I attempted to use the definition of sequential compactness to arrive at the result, but in my proof realized I never used the condition that $|f(x)| \ge c \cdot ||x||$. Is there an error in my proof? Or is this statement true in general for continuous functions?
Proof. Let $K \subset\bf{R}$ be compact and $f: \bf{R}^n \to \bf{R}$. Consider $\{x_n\} \subset f^{-1}(K)$. Then, by continuity of $f$, $\{x_n\}$ has a convergence subsequence with limit in $f^{-1}(K)$ iff $\{f(x_n)\}$ has a convergent subsequence with limit $y\in K$. By compactness of $K$, and hence sequential compactness of $K$, this is the case. $\square$
Suppose that $K$ is compact, it is closed, since $f$ is continuous, $f^{-1}(K)$ is also closed.

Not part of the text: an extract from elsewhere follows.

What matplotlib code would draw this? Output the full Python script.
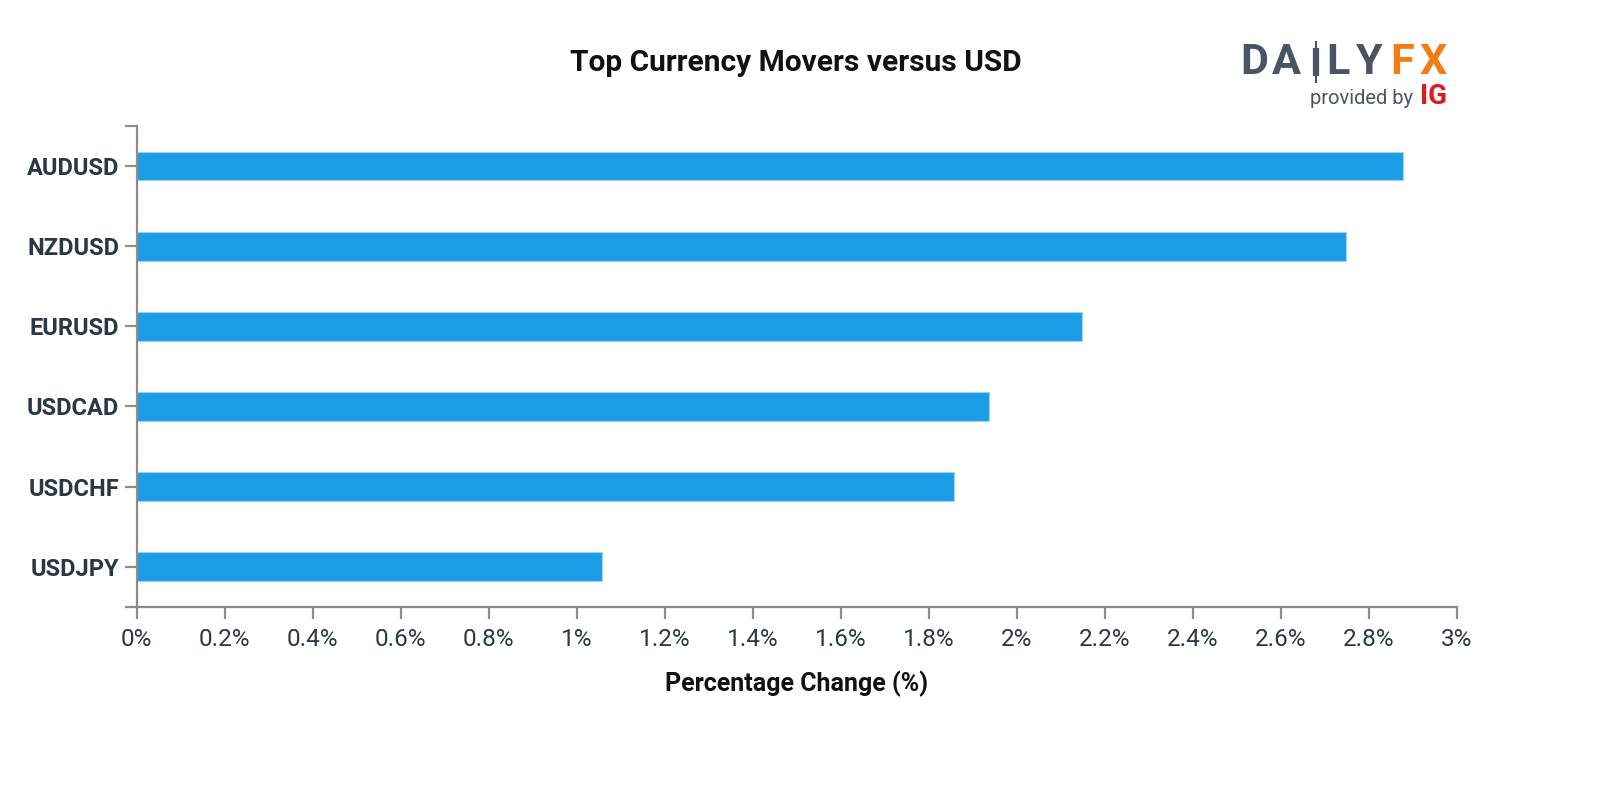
import matplotlib
matplotlib.use('Agg')
import matplotlib.pyplot as plt
import numpy as np

# data
pairs = ['AUDUSD', 'NZDUSD', 'EURUSD', 'USDCAD', 'USDCHF', 'USDJPY']
pct_change = [2.878, 2.748, 2.148, 1.937, 1.858, 1.057]
x_ticks = [0, 0.2, 0.4, 0.6, 0.8, 1.0, 1.2, 1.4, 1.6, 1.8, 2.0, 2.2, 2.4, 2.6, 2.8, 3.0]

plt.rcParams['font.family'] = ['Roboto', 'DejaVu Sans']

BAR = '#1b9de5'
AXIS = '#8c8c8c'
TEXT = '#2b3646'

fig = plt.figure(figsize=(16, 8), dpi=100)
ax = fig.add_axes([0.0854, 0.2416, 0.9106 - 0.0854, 0.8425 - 0.2416])

y = np.arange(len(pairs))
ax.barh(y, pct_change, height=0.36, color=BAR, edgecolor='#9fd3f4', linewidth=0.8)

ax.set_xlim(0, 3)
ax.set_ylim(len(pairs) - 0.5, -0.5)
ax.set_yticks(y)
ax.set_yticklabels(pairs, fontsize=17, fontweight='bold', color=TEXT)
# outer (domain) ticks at the ends of the y axis
ax.set_yticks([-0.5, len(pairs) - 0.5], minor=True)
ax.set_xticks(x_ticks)
ax.set_xticklabels(['{:g}%'.format(t) for t in x_ticks], fontsize=17.5, color=TEXT)

for side in ['top', 'right']:
    ax.spines[side].set_visible(False)
for side in ['left', 'bottom']:
    ax.spines[side].set_color(AXIS)
    ax.spines[side].set_linewidth(1.6)
ax.tick_params(which='both', color=AXIS, width=1.6, length=8.5)
ax.tick_params(axis='y', pad=4)
ax.tick_params(axis='x', pad=7)

ax.set_xlabel('Percentage Change (%)', fontsize=18, fontweight='bold',
              color='#111111', labelpad=14)

fig.text(0.4975, 0.921, 'Top Currency Movers versus USD', ha='center', va='center',
         fontsize=21.5, fontweight='bold', color='#111111')

# DailyFX logo
logo_x = [1254, 1286, 1316, 1338, 1369, 1402, 1433]
for ch, px in zip('DAILYFX', logo_x):
    col = '#f57c14' if ch in 'FX' else '#4b5366'
    if ch == 'I':
        fig.add_artist(plt.Line2D([px / 1600, px / 1600], [1 - 42 / 800, 1 - 82 / 800],
                                  color=col, linewidth=1.5))
        fig.add_artist(plt.Line2D([px / 1600, px / 1600], [1 - 48 / 800, 1 - 76 / 800],
                                  color=col, linewidth=4.5, solid_capstyle='butt'))
        continue
    fig.text(px / 1600, 1 - 62 / 800, ch, ha='center', va='center',
             fontsize=31, fontweight='bold', color=col)
fig.text(1413 / 1600, 1 - 98 / 800, 'provided by', ha='right', va='center',
         fontsize=14.5, color='#4b5366')
fig.text(1420 / 1600, 1 - 97 / 800, 'IG', ha='left', va='center',
         fontsize=20, fontweight='bold', color='#e3171d')

fig.savefig('out.png', dpi=100, facecolor='white')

Since $K$ is compact, there exists $M>0$ such that for every $y\in K, |y|<M$. Let $x\in f^{-1}(K), M\geq |f(x)|\geq c\|x\|$ implies that $\|x\|\leq {M\over c}$ and $f^{-1}(K)$ is bounded and closed henceforth compact.
For your proof, you assert that $x_n\in f^{-1}(K)$ has a convergent subsequence by continuity of $f$, and this is not true.